▸ GIVEN INFORMATION:
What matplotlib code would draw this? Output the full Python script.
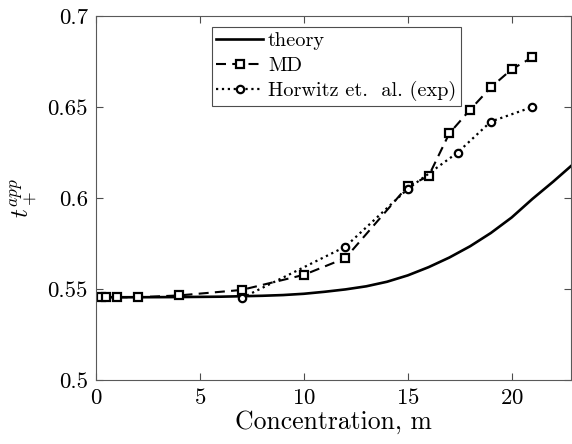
import numpy as np
import matplotlib
matplotlib.use("Agg")
import matplotlib.pyplot as plt

plt.rcParams['font.family'] = 'serif'
plt.rcParams['font.serif'] = ['cmr10']
plt.rcParams['mathtext.fontset'] = 'cm'
plt.rcParams['axes.formatter.use_mathtext'] = True

# theory curve
theory_x = [0, 2, 4, 6, 8, 9, 10, 11, 12, 13, 14, 15, 16, 17, 18, 19, 20, 21, 22, 23]
theory_y = [0.5455, 0.5455, 0.5456, 0.5458, 0.5463, 0.5467, 0.5474, 0.5485, 0.5498,
            0.5515, 0.5540, 0.5575, 0.5620, 0.5673, 0.5735, 0.5808, 0.5893, 0.5995,
            0.6090, 0.6190]

# MD
md_x = [0.25, 0.5, 1, 2, 4, 7, 10, 12, 15, 16, 17, 18, 19, 20, 21]
md_y = [0.5455, 0.5455, 0.5455, 0.5455, 0.5465, 0.5495, 0.5578, 0.5670, 0.6065,
        0.6120, 0.6355, 0.6485, 0.6608, 0.6707, 0.6773]

# Horwitz et. al. (exp)
exp_x = [7, 12, 15, 17.4, 19, 21]
exp_y = [0.5450, 0.5733, 0.6050, 0.6250, 0.6420, 0.6500]

fig = plt.figure(figsize=(5.72, 4.44), dpi=100)
ax = fig.add_axes([0.168, 0.144, 0.830, 0.820])

ax.plot(theory_x, theory_y, '-', color='k', lw=1.9, label='theory')
ax.plot(md_x, md_y, '--', color='k', lw=1.5, dashes=(4.8, 3), marker='s', ms=5.3,
        mfc='white', mew=1.6, label='MD')
ax.plot(exp_x, exp_y, ':', color='k', lw=1.6, marker='o', ms=5.3,
        mfc='white', mew=1.6, label='Horwitz et.  al. (exp)')

ax.set_xlim(0, 22.85)
ax.set_ylim(0.5, 0.7)
ax.set_xticks([0, 5, 10, 15, 20])
ax.set_yticks([0.5, 0.55, 0.6, 0.65, 0.7])
ax.set_yticklabels(['0.5', '0.55', '0.6', '0.65', '0.7'])
ax.tick_params(direction='in', top=True, right=True, labelsize=16.5, length=5,
               color='0.3', pad=6)
for s in ax.spines.values():
    s.set_color('0.35')

ax.set_xlabel('Concentration, m', fontsize=18.5, labelpad=1)
ax.set_ylabel(r'$t_+^{app}$', fontsize=18, labelpad=6)

leg = ax.legend(loc='upper left', bbox_to_anchor=(0.2436, 0.969), fontsize=14.6,
                frameon=True, fancybox=False, edgecolor='0.3', framealpha=1,
                handlelength=2.3, handletextpad=0.25, borderpad=0.22,
                labelspacing=0.32, borderaxespad=0)
leg.get_frame().set_linewidth(0.8)

fig.savefig('out.png', dpi=100)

▸ WHAT TO WORK ON:
Reproduce the material above exactly, first line through the line that contains "plt.rcParams['axes.formatter.use_mathtext'] = True", minus the pictures.

▸ SOLUTION FOR THIS PROBLEM:
What matplotlib code would draw this? Output the full Python script.
import numpy as np
import matplotlib
matplotlib.use("Agg")
import matplotlib.pyplot as plt

plt.rcParams['font.family'] = 'serif'
plt.rcParams['font.serif'] = ['cmr10']
plt.rcParams['mathtext.fontset'] = 'cm'
plt.rcParams['axes.formatter.use_mathtext'] = True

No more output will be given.